Both the Cook and the Manciple belong to a tightly-knit group of city businessmen, so the Manciple endangers himself by provoking the Cook. The Manicple agrees with the Host that the Cook “brynge me in the snare” (77). And if the Manciple tells a vicious tale about “a” cook, what happens if the pilgrims tell the Cook what happened while he was passed out? The Cook could tattle to the masters. This Manciple, we know from the General Prologue, gets away with cheating over thirty masters since he is beneath their notice. So he’s clever enough to realize the truth about the tale he will tell next. The tale is indeed suited.


The genre is moral apologue and the story comes from Ovid’s Metamorphoses. Gower offers a version too in Confessio Amantis (III. 768-817). It’s prudential wisdom: shut up about others’ misbehavior. Getting along in the world involves expediency rather than morality. (Is that the same as the Nun’s Priest’s moral?) “The fact that the moral is not in any real sense moral also suits the Manciple’s character: the story represents purely prudential wisdom, giving instruction on how to get along in the world” (Donaldson 1111).

First, Phebus (Phoebus Apollo) is presented as a “mooste lusty bachiler” (107). In the groundwork for the tale (105-147), we hear that among his credentials as the archer god, “He slow Phitoun [Python], the serpent, as he lay / Slepynge agayn the sonne upon a day; And many another noble worthy dede” (109-110). And he has musical skills. His bird, a crow, is white and can “countrefete the speche of every man” (134). The only potential problem is that Phebus is very jealous concerning his wife.

A good wyf, that is clene of werk and thoght,
Sholde nat been kept in noon awayt, certayn;
And trewely the labour is in vayn
To kepe a shrewe, for it wole nat bee.
This holde I for a verray nycetee,
To spille labour for to kepe wyves:
Thus writen olde clerkes in hir lyves.

The structure of the tale balances narration and amplification (or padding), and after returning ostensibly to the story for a few lines (155-162), the Manciple gives a long diatribe, or exempla, on the treatment and behavior of caged birds, spoiled cats, and she-wolves. He then oddly insists he offers these examples as illustrations of a point about untrue men, not women (187-188).

The Manciple returns to the story for a few more lines (196-204), informing us that Phebus’ wife did have a low-class lover. Then another long diatribe sparked by his reconsidered use of the term “lemman” (204-205). “The word moot cosyn be to the werkyng” (210), and high social status only euphemizes base behavior.
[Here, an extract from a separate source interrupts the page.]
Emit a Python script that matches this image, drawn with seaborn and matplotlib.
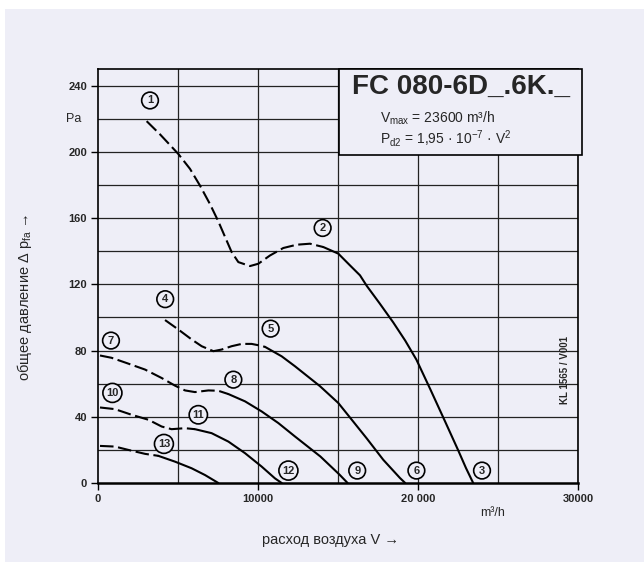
import matplotlib
matplotlib.use("Agg")
import matplotlib.pyplot as plt
import seaborn as sns
import pandas as pd
from matplotlib.patches import Rectangle

sns.set_theme(style="white")
plt.rcParams['font.family'] = ['Liberation Sans', 'DejaVu Sans']
plt.rcParams['mathtext.fontset'] = 'custom'
plt.rcParams['mathtext.rm'] = 'Liberation Sans'

BG = "#eeeef7"

# ---- data (V in m3/h, p in Pa) ----
c1_dash_v = [3040, 3880, 5020, 5750, 6380, 7000, 7520, 7940, 8350, 8770, 9500,
             10020, 10750, 11580, 12420, 13250, 14080]
c1_dash_p = [218.5, 210.5, 198.7, 189.7, 179.5, 168.4, 158, 148.6, 139.5, 133.4, 131,
             132.4, 137.4, 141.9, 143.9, 144.5, 142.5]
c1_solid_v = [14080, 15020, 15750, 16375, 16800, 17600, 18450, 19200, 19900, 20750,
              21700, 22500, 23000, 23450]
c1_solid_p = [142.5, 138.5, 131.4, 125.4, 119, 108.5, 97, 86, 74.5, 57,
              37, 20, 9, 0]

c4_dash_v = [4190, 5020, 5850, 6480, 7210, 7730, 8350, 8980, 9600, 10020, 10440]
c4_dash_p = [98.4, 92.7, 86.7, 82.6, 79.6, 80.6, 82.6, 84.0, 84.0, 83.2, 82.2]
c4_solid_v = [10440, 11480, 12310, 13870, 15020, 15960, 16790, 17830, 18875, 19200]
c4_solid_p = [82.2, 76.5, 70.5, 58.5, 48.3, 37, 27, 14, 3, 0]

c7_dash_v = [125, 850, 1890, 2940, 3980, 4810, 5440, 6060, 6900, 7520, 8150]
c7_dash_p = [77, 75.6, 72.1, 68.5, 63.4, 58.8, 55.9, 54.9, 55.9, 55.7, 53.7]
c7_solid_v = [8150, 9190, 10230, 11270, 12310, 13900, 15100, 15600]
c7_solid_p = [53.7, 49.3, 43.2, 36.2, 28.1, 16, 5, 0]

c10_dash_v = [125, 1060, 2100, 3150, 3980, 4600, 5440, 6060]
c10_dash_p = [45.6, 44.6, 41.2, 38.2, 34.1, 32.5, 33.1, 32.5]
c10_solid_v = [6060, 7100, 8150, 9190, 10230, 11060, 11480]
c10_solid_p = [32.5, 30.1, 25, 18, 9.9, 2.8, 0]

c13_dash_v = [125, 1060, 1890, 2940, 3770]
c13_dash_p = [22.4, 22, 20, 17.6, 16.4]
c13_solid_v = [3770, 4810, 5850, 6690, 7520]
c13_solid_p = [16.4, 12.9, 8.9, 4.8, 0]

label_text = ["1", "2", "3", "4", "5", "6", "7", "8", "9", "10", "11", "12", "13"]
label_v = [3250, 14040, 24000, 4200, 10790, 19900, 810, 8460, 16200, 900, 6270, 11900, 4120]
label_p = [231, 154, 7.5, 111, 93.2, 7.5, 86, 62.4, 7.5, 54.4, 41.2, 7.5, 23.6]

x_ticks = [0, 10000, 20000, 30000]
x_tick_labels = ["0", "10000", "20 000", "30000"]
y_ticks = [0, 40, 80, 120, 160, 200, 240]

segments = [
    (c1_dash_v, c1_dash_p, True), (c1_solid_v, c1_solid_p, False),
    (c4_dash_v, c4_dash_p, True), (c4_solid_v, c4_solid_p, False),
    (c7_dash_v, c7_dash_p, True), (c7_solid_v, c7_solid_p, False),
    (c10_dash_v, c10_dash_p, True), (c10_solid_v, c10_solid_p, False),
    (c13_dash_v, c13_dash_p, True), (c13_solid_v, c13_solid_p, False),
]

fig = plt.figure(figsize=(6.44, 5.62), dpi=100)
fig.patch.set_facecolor("white")
fig.patches.append(Rectangle((5/644, 0), 1, 1 - 9/562, transform=fig.transFigure,
                             facecolor=BG, edgecolor="none", zorder=-10))
ax = fig.add_axes([98/644, 1 - 483/562, 480/644, 414/562])
ax.set_facecolor(BG)

# grid
for gx in range(5000, 30001, 5000):
    ax.axvline(gx, color="#222222", lw=0.9, zorder=1)
for gy in range(20, 251, 20):
    ax.axhline(gy, color="#222222", lw=0.9, zorder=1)

for v, p, dashed in segments:
    df = pd.DataFrame({"V": v, "p": p})
    sns.lineplot(data=df, x="V", y="p", ax=ax, color="black", lw=1.5,
                 sort=False, zorder=3)
    line = ax.lines[-1]
    line.set_solid_capstyle("round")
    line.set_solid_joinstyle("round")
    if dashed:
        line.set_dashes((6.5, 2.2))

for t, v, p in zip(label_text, label_v, label_p):
    ax.text(v, p, t, ha="center", va="center", fontsize=8, fontweight="bold",
            zorder=5,
            bbox=dict(boxstyle="circle,pad=0.3", facecolor=BG, edgecolor="black", lw=1.2))

# title box
ax.add_patch(Rectangle((15050, 198), 15200, 52, facecolor=BG, edgecolor="black",
                       lw=1.2, zorder=4, clip_on=False))
ax.text(22700, 239.5, "FC 080-6D_.6K._", ha="center", va="center", fontsize=20,
        fontweight="bold", zorder=6)
ax.text(17600, 220, r"$\mathregular{V_{max}}$ = 23600 m³/h", ha="left", va="center",
        fontsize=10, zorder=6)
ax.text(17600, 208, r"$\mathregular{P_{d2}}$ = 1,95 · 10$^{\mathregular{-7}}$ · V$^{\mathregular{2}}$",
        ha="left", va="center", fontsize=10, zorder=6)

ax.text(29200, 68, "KL 1565 / V001", rotation=90, ha="center", va="center",
        fontsize=7, fontweight="bold", zorder=6)

ax.set_xlim(0, 30000)
ax.set_ylim(0, 250)
ax.set_xticks(x_ticks)
ax.set_xticklabels(x_tick_labels, fontsize=8, fontweight="bold")
ax.set_yticks(y_ticks)
ax.set_yticklabels([str(y) for y in y_ticks], fontsize=8, fontweight="bold")
ax.tick_params(axis="both", length=5, width=1, color="black", direction="out",
               pad=3, bottom=True, left=True)
for s in ax.spines.values():
    s.set_color("black")
    s.set_linewidth(1.2)
ax.spines["bottom"].set_linewidth(1.8)
ax.set_xlabel("")
ax.set_ylabel("")

ax.text(-1500, 220, "Pa", ha="center", va="center", fontsize=9)
ax.text(24650, -18, "m³/h", ha="center", va="center", fontsize=9)

fig.text(330/644, 1 - 540/562, "расход воздуха V →", ha="center", va="center", fontsize=10.5)
fig.text(25/644, 1 - 297/562, r"общее давление Δ p$_{\mathregular{fa}}$ →", rotation=90,
         ha="center", va="center", fontsize=10.5)

fig.savefig("out.png", dpi=100, facecolor=fig.get_facecolor())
A glorious tyrant is just a thief with Ceremony. And back to the tale (237).

Phebus’ wife has her dalliance with her lover and the bird is a silent voyeur. When Phebus comes home (after a long day at work chasing Daphne?) the crow sings, “Cokkow! Cokkow!” (243). When asked to explain, the bird is quite articulate about Phebus’ “blered … ye [blind eye]” (252), “For on thy bed thy wyf I saugh hym swyve” (255). In ire, Phebus draws his bow and kills his wife, after which he breaks his musical and archery instruments. Mourning his dead wife, he then turns on the crow, calling him “Traitour” (271) and “O false theef!” (292). “I wol thee quite anon thy false tale” (293) by turning the crow’s pleasant song into a squawk and its white feathers black; henceforth the crow will be shunned by human society. Phebus plucks the bird and chucks it outside.
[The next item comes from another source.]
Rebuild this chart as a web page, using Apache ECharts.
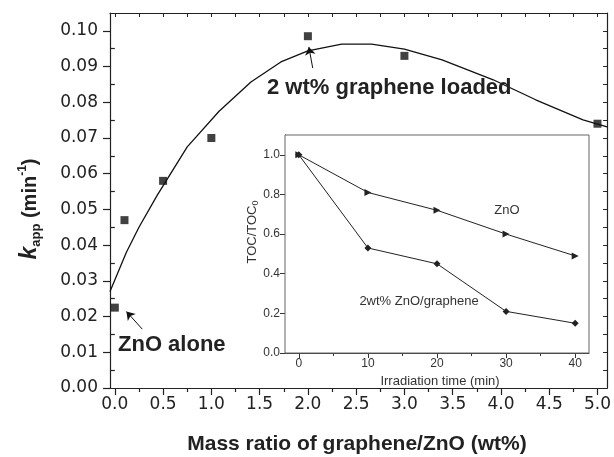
<!DOCTYPE html>
<html>
<head>
<meta charset="utf-8">
<script src="https://cdn.jsdelivr.net/npm/echarts@6/dist/echarts.min.js"></script>
<style>
html,body{margin:0;padding:0;background:#fff;}
#chart{width:614px;height:457px;}
</style>
</head>
<body>
<div id="chart"></div>
<script>
// Main plot data
const massRatio = [0.0, 0.1, 0.5, 1.0, 2.0, 3.0, 5.0];
const kApp = [0.0225, 0.047, 0.058, 0.070, 0.0985, 0.093, 0.074];
// Fitted curve
const fitX = [-0.05, 0.12, 0.25, 0.44, 0.75, 1.08, 1.41, 1.72, 2.0, 2.35, 2.66, 3.0, 3.39, 3.92, 4.36, 4.85, 5.1];
const fitK = [0.027, 0.038, 0.045, 0.054, 0.0675, 0.0775, 0.0857, 0.0913, 0.0944, 0.0963, 0.0963, 0.0949, 0.0919, 0.0863, 0.0807, 0.0751, 0.0731];
// Main tick labels
const xTicks = [0.0, 0.5, 1.0, 1.5, 2.0, 2.5, 3.0, 3.5, 4.0, 4.5, 5.0];
const xMinor = [0.25, 0.75, 1.25, 1.75, 2.25, 2.75, 3.25, 3.75, 4.25, 4.75];
const xTop = [0, 0.25, 0.5, 0.75, 1, 1.25, 1.5, 1.75, 2, 2.25, 2.5, 2.75, 3, 3.25, 3.5, 3.75, 4, 4.25, 4.5, 4.75, 5];
const yTicks = [0.00, 0.01, 0.02, 0.03, 0.04, 0.05, 0.06, 0.07, 0.08, 0.09, 0.10];
const yMinor = [0.005, 0.015, 0.025, 0.035, 0.045, 0.055, 0.065, 0.075, 0.085, 0.095];
const yRight = yTicks.concat(yMinor);
// Inset data
const irrTime = [0, 10, 20, 30, 40];
const tocZnO = [1.0, 0.81, 0.72, 0.60, 0.49];
const tocGraphene = [1.0, 0.53, 0.45, 0.21, 0.15];
const insetXTicks = [0, 10, 20, 30, 40];
const insetXMinor = [5, 15, 25, 35];
const insetYTicks = [0.0, 0.2, 0.4, 0.6, 0.8, 1.0];
const insetYMinor = [0.1, 0.3, 0.5, 0.7, 0.9];

const zip = (a, b) => a.map((v, i) => [v, b[i]]);
const INK = '#222';
const tickFont = {fontFamily: 'DejaVu Sans', fontSize: 17, color: INK};
const insetFont = {fontFamily: 'Liberation Sans', fontSize: 12, color: '#333'};

function hiddenAxis(extra) {
  return Object.assign({
    type: 'value',
    splitLine: {show: false},
    axisLabel: {show: false},
    axisLine: {show: false}
  }, extra);
}

const chart = echarts.init(document.getElementById('chart'), null, {renderer: 'canvas'});
chart.setOption({
  animation: false,
  backgroundColor: '#fff',
  grid: [
    {left: 110, top: 13, right: 2, bottom: 69, show: false},
    {left: 285, top: 135, width: 304, height: 218, show: true, borderColor: '#666', borderWidth: 1, backgroundColor: '#fff', z: 3}
  ],
  xAxis: [
    {
      gridIndex: 0, type: 'value', min: -0.05, max: 5.1, position: 'bottom',
      axisLine: {show: true, onZero: false, lineStyle: {color: INK, width: 1.2}},
      axisTick: {show: true, customValues: xTicks, length: 7, lineStyle: {color: INK, width: 1.2}},
      axisLabel: Object.assign({customValues: xTicks, margin: 8, formatter: v => v.toFixed(1)}, tickFont),
      splitLine: {show: false}
    },
    hiddenAxis({
      gridIndex: 0, min: -0.05, max: 5.1, position: 'top',
      axisLine: {show: true, onZero: false, lineStyle: {color: INK, width: 1.2}},
      axisTick: {show: true, inside: true, customValues: xTop, length: 4, lineStyle: {color: INK}}
    }),
    hiddenAxis({
      gridIndex: 0, min: -0.05, max: 5.1, position: 'bottom',
      axisTick: {show: true, customValues: xMinor, length: 4, lineStyle: {color: INK, width: 1.2}}
    }),
    {
      gridIndex: 1, type: 'value', min: -2, max: 42, position: 'bottom',
      axisLine: {show: true, onZero: false, lineStyle: {color: '#333', width: 1}},
      axisTick: {show: true, customValues: insetXTicks, length: 5, lineStyle: {color: '#333'}},
      axisLabel: Object.assign({customValues: insetXTicks, margin: 5}, insetFont),
      splitLine: {show: false}
    },
    hiddenAxis({
      gridIndex: 1, min: -2, max: 42, position: 'bottom',
      axisTick: {show: true, customValues: insetXMinor, length: 3, lineStyle: {color: '#333'}}
    })
  ],
  yAxis: [
    {
      gridIndex: 0, type: 'value', min: 0, max: 0.105, position: 'left',
      axisLine: {show: true, onZero: false, lineStyle: {color: INK, width: 1.2}},
      axisTick: {show: true, customValues: yTicks, length: 7, lineStyle: {color: INK, width: 1.2}},
      axisLabel: Object.assign({customValues: yTicks, margin: 12, formatter: v => v.toFixed(2)}, tickFont),
      splitLine: {show: false}
    },
    hiddenAxis({
      gridIndex: 0, min: 0, max: 0.105, position: 'right',
      axisLine: {show: true, onZero: false, lineStyle: {color: INK, width: 1.2}},
      axisTick: {show: true, inside: true, customValues: yRight, length: 4, lineStyle: {color: INK}}
    }),
    hiddenAxis({
      gridIndex: 0, min: 0, max: 0.105, position: 'left',
      axisTick: {show: true, customValues: yMinor, length: 4, lineStyle: {color: INK, width: 1.2}}
    }),
    {
      gridIndex: 1, type: 'value', min: 0, max: 1.1, position: 'left',
      axisLine: {show: true, onZero: false, lineStyle: {color: '#333', width: 1}},
      axisTick: {show: true, customValues: insetYTicks, length: 5, lineStyle: {color: '#333'}},
      axisLabel: Object.assign({customValues: insetYTicks, margin: 5, formatter: v => v.toFixed(1)}, insetFont),
      splitLine: {show: false}
    },
    hiddenAxis({
      gridIndex: 1, min: 0, max: 1.1, position: 'left',
      axisTick: {show: true, customValues: insetYMinor, length: 3, lineStyle: {color: '#333'}}
    })
  ],
  series: [
    {
      type: 'line', xAxisIndex: 0, yAxisIndex: 0,
      data: zip(fitX, fitK), showSymbol: false, symbol: 'none', smooth: false,
      lineStyle: {color: '#111', width: 1.3},
      silent: true,
      markLine: {
        silent: true, symbol: ['none', 'arrow'], symbolSize: 8,
        label: {show: false},
        lineStyle: {color: '#111', width: 1, type: 'solid'},
        emphasis: {disabled: true},
        data: [
          [{coord: [2.05, 0.0896]}, {coord: [2.01, 0.0955]}],
          [{coord: [0.284, 0.0165]}, {coord: [0.12, 0.0214]}]
        ]
      }
    },
    {
      type: 'scatter', xAxisIndex: 0, yAxisIndex: 0,
      data: zip(massRatio, kApp), symbol: 'rect', symbolSize: 8,
      itemStyle: {color: '#111'}, silent: true
    },
    {
      type: 'line', xAxisIndex: 3, yAxisIndex: 3, z: 5,
      data: zip(irrTime, tocZnO), symbol: 'triangle', symbolRotate: -90, symbolSize: 7,
      lineStyle: {color: '#222', width: 1}, itemStyle: {color: '#222'}, silent: true
    },
    {
      type: 'line', xAxisIndex: 3, yAxisIndex: 3, z: 5,
      data: zip(irrTime, tocGraphene), symbol: 'diamond', symbolSize: 7,
      lineStyle: {color: '#222', width: 1}, itemStyle: {color: '#222'}, silent: true
    }
  ],
  graphic: [
    {type: 'text', x: 267, y: 88, z: 10, style: {text: '2 wt% graphene loaded', font: 'bold 22px "Liberation Sans"', fill: '#222', align: 'left', verticalAlign: 'middle'}},
    {type: 'text', x: 118, y: 345, z: 10, style: {text: 'ZnO alone', font: 'bold 22px "Liberation Sans"', fill: '#222', align: 'left', verticalAlign: 'middle'}},
    {type: 'text', x: 357, y: 444, z: 10, style: {text: 'Mass ratio of graphene/ZnO (wt%)', font: 'bold 21px "Liberation Sans"', fill: '#222', align: 'center', verticalAlign: 'middle'}},
    {type: 'text', x: 30, y: 209, rotation: Math.PI / 2, z: 10, style: {
      text: '{k|k}{s|app}{n| (min}{p|-1}{n|)}', align: 'center', verticalAlign: 'middle', fill: '#222',
      rich: {
        k: {fontFamily: 'Liberation Sans', fontWeight: 'bold', fontStyle: 'italic', fontSize: 23, lineHeight: 26, verticalAlign: 'middle'},
        s: {fontFamily: 'Liberation Sans', fontWeight: 'bold', fontSize: 13, lineHeight: 13, verticalAlign: 'bottom', padding: [0, 0, 0, 0]},
        n: {fontFamily: 'Liberation Sans', fontWeight: 'bold', fontSize: 20, lineHeight: 26, verticalAlign: 'middle'},
        p: {fontFamily: 'Liberation Sans', fontWeight: 'bold', fontSize: 12, lineHeight: 12, verticalAlign: 'top'}
      }
    }},
    {type: 'text', x: 507, y: 210, z: 10, style: {text: 'ZnO', font: '13px "Liberation Sans"', fill: '#333', align: 'center', verticalAlign: 'middle'}},
    {type: 'text', x: 419, y: 301, z: 10, style: {text: '2wt% ZnO/graphene', font: '13px "Liberation Sans"', fill: '#333', align: 'center', verticalAlign: 'middle'}},
    {type: 'text', x: 440, y: 381, z: 10, style: {text: 'Irradiation time (min)', font: '13px "Liberation Sans"', fill: '#333', align: 'center', verticalAlign: 'middle'}},
    {type: 'text', x: 252, y: 232, rotation: Math.PI / 2, z: 10, style: {
      text: '{n|TOC/TOC}{s|0}', align: 'center', verticalAlign: 'middle', fill: '#333',
      rich: {
        n: {fontFamily: 'Liberation Sans', fontSize: 13, lineHeight: 16, verticalAlign: 'middle'},
        s: {fontFamily: 'Liberation Sans', fontSize: 9, lineHeight: 9, verticalAlign: 'bottom'}
      }
    }}
  ]
});
</script>
</body>
</html>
Lordynges, by this ensample I yow preye,
Beth war, and taketh kep what that ye seye:
Ne telleth nevere no man in youre lyf
How that another man hath dight his wyf;
He wol yow haten mortally, certeyn.

What follows is what the Manciple’s mother done told him: “My sone, thenk on the crowe” (318). The enormous “my son” harangue amounts to gnomic verse, biblical proverbs, and folk wisdom, supposedly in mockery of Gower’s Confessio Amantis, all repeating the moral: Shut up! The trickster tricked is any tale-teller, whether he tells truth or not. “Kepe wel thy tonge and thenk upon the crowe” (362). How bizarre for the penultimate “tale.”
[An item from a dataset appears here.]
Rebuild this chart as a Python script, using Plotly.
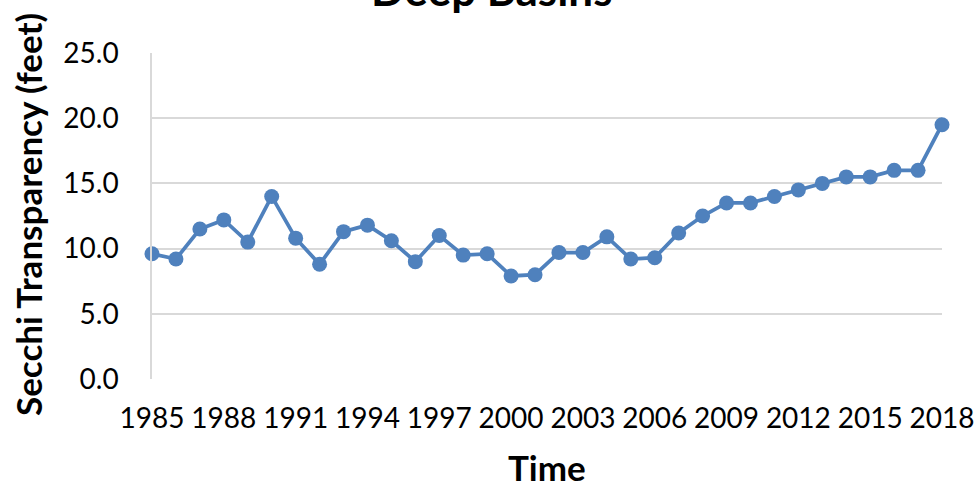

The last tales capture earlier themes and collapse the structure. The vanity of earthly pursuits, the mutibility of human deeds, the uselessness of striving, the corruptness of human nature — all these are presented again but through a new point of view, one largely influenced perhaps by our realization that the pilgrimage is about to end. After this tale whose point, driven home repeatedly, amounts to “Shut up,” we have left only a penitential tract and a complete retraction.